++++ EXERCISE MATERIAL
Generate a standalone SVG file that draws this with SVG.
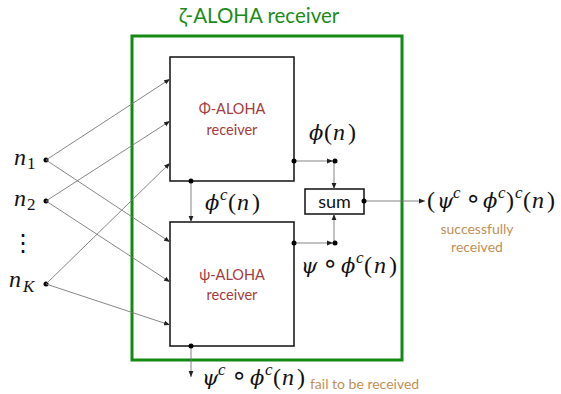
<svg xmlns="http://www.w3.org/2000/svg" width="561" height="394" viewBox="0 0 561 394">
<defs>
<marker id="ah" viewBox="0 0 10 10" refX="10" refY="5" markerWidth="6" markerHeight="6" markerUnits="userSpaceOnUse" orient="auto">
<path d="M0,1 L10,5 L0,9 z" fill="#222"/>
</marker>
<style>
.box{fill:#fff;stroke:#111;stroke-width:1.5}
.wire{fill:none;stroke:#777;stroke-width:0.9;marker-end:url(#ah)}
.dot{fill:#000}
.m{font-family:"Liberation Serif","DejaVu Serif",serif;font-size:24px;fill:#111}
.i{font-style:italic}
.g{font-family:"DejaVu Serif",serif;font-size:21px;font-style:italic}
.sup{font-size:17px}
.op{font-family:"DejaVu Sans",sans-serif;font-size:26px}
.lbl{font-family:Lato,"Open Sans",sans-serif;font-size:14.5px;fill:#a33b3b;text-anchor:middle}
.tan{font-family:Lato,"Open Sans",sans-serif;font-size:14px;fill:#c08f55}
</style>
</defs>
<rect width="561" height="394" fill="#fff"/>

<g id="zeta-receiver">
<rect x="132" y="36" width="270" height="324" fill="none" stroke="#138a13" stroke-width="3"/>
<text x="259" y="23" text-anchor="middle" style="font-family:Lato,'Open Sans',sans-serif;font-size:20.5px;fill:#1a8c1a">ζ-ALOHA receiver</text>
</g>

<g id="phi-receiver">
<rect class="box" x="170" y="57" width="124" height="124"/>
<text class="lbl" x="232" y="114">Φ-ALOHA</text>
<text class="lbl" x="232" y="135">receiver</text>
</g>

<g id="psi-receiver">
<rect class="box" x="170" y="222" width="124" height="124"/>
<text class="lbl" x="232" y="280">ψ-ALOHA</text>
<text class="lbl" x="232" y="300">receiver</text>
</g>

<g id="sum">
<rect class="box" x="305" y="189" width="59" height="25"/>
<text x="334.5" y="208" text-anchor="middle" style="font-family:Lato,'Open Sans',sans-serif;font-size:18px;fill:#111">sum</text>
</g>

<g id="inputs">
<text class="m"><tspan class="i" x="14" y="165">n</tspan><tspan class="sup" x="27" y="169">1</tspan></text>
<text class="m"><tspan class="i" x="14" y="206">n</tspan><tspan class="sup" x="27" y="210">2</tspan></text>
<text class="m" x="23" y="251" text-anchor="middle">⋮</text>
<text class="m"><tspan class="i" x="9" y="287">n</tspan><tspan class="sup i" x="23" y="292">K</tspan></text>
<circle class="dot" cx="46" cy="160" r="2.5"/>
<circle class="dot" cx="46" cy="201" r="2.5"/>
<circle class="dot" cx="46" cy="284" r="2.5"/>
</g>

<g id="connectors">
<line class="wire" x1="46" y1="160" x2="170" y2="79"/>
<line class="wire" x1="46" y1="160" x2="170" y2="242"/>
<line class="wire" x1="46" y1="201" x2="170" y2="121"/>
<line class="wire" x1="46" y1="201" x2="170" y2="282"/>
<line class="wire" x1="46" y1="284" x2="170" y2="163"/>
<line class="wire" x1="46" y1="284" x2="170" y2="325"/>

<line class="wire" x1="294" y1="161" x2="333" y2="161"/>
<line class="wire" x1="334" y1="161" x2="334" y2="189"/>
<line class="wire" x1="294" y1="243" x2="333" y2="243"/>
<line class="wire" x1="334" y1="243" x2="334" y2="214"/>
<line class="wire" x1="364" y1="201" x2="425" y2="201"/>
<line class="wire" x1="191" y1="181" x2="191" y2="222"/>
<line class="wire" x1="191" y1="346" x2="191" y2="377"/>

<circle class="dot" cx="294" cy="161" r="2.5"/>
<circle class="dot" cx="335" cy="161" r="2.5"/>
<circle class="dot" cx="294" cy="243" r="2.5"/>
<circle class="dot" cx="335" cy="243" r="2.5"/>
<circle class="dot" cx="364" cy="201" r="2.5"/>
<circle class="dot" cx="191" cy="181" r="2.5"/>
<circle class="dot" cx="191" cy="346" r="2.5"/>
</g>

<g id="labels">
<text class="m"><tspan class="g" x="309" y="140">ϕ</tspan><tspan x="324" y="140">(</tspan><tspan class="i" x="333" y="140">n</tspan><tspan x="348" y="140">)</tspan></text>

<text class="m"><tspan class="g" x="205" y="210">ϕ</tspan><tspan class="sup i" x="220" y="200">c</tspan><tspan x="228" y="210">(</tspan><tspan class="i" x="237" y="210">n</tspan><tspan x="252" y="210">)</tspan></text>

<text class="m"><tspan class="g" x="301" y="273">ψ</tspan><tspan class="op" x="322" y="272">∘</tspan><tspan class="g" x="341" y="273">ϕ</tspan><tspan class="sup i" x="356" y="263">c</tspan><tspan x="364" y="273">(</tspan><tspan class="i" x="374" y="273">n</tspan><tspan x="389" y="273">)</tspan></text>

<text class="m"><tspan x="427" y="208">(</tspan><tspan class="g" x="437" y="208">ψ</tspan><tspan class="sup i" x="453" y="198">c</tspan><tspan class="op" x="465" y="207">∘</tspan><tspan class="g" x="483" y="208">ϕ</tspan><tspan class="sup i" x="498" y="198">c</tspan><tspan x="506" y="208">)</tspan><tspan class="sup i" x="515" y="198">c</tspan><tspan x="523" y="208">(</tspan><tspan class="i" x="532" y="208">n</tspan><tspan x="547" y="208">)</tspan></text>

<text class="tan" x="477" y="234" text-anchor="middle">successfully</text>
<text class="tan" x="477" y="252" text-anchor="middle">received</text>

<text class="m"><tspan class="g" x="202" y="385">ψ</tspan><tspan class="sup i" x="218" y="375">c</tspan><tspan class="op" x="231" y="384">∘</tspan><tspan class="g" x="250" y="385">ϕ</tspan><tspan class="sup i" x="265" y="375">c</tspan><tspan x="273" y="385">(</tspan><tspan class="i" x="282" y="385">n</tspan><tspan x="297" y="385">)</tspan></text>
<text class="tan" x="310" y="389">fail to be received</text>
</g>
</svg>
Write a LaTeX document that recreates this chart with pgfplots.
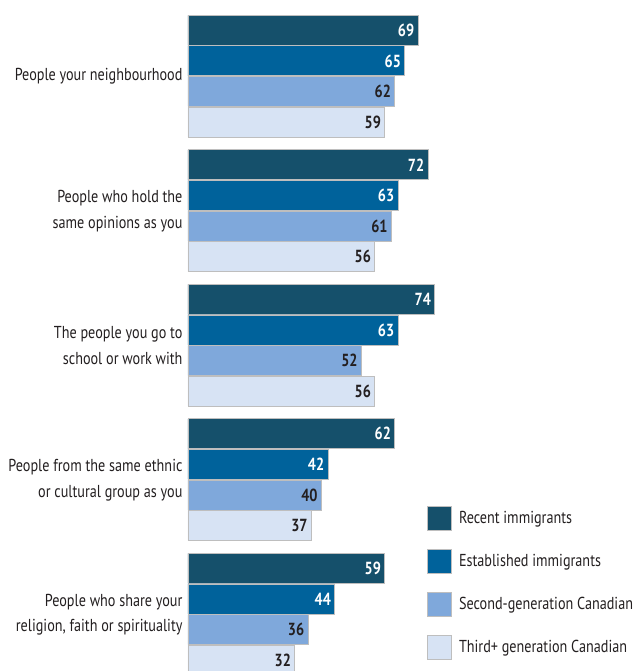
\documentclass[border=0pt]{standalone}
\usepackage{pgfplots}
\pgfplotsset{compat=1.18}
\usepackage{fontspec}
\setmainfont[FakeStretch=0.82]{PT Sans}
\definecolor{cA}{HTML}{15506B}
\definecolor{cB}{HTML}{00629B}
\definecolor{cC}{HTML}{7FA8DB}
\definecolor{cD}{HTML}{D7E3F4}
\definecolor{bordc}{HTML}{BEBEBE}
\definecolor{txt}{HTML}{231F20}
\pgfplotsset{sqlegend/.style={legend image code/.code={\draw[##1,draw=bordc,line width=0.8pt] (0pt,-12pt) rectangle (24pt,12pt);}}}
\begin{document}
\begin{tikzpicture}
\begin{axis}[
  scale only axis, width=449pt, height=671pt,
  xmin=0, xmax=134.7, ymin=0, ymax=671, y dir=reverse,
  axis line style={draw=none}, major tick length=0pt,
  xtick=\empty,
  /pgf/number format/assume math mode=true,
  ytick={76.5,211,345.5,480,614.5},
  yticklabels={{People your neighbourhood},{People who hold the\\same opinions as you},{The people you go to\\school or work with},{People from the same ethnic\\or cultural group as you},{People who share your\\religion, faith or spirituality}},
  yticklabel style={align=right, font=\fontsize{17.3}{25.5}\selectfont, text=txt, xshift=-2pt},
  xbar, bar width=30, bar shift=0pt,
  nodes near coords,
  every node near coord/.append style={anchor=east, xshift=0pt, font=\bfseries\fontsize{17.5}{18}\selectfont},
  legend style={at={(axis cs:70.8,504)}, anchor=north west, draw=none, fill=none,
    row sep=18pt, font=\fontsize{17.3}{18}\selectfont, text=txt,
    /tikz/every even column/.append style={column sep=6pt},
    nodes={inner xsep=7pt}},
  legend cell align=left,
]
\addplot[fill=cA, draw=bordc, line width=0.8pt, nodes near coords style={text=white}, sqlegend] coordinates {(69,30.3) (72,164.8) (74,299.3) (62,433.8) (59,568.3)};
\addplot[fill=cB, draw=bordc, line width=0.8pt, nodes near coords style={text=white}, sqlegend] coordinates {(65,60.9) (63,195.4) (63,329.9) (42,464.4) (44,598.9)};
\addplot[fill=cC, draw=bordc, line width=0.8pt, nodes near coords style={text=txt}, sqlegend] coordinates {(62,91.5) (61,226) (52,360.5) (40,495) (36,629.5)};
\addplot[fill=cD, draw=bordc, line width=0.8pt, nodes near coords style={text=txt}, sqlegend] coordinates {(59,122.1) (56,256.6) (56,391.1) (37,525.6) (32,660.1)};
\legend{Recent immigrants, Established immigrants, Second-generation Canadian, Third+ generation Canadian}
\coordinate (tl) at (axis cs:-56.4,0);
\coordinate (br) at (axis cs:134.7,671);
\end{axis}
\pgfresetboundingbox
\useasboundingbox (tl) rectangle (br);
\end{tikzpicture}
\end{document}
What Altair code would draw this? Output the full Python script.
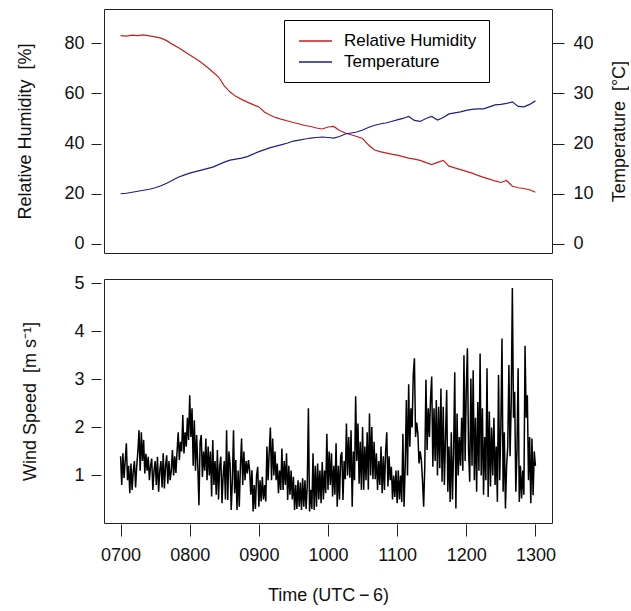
++++++++
JOB:
Using the material above, copy every line in which the string "code" occurs.

WRITTEN SOLUTION:
\pgfplotsset{sqlegend/.style={legend image code/.code={\draw[##1,draw=bordc,line width=0.8pt] (0pt,-12pt) rectangle (24pt,12pt);}}}
What Altair code would draw this? Output the full Python script.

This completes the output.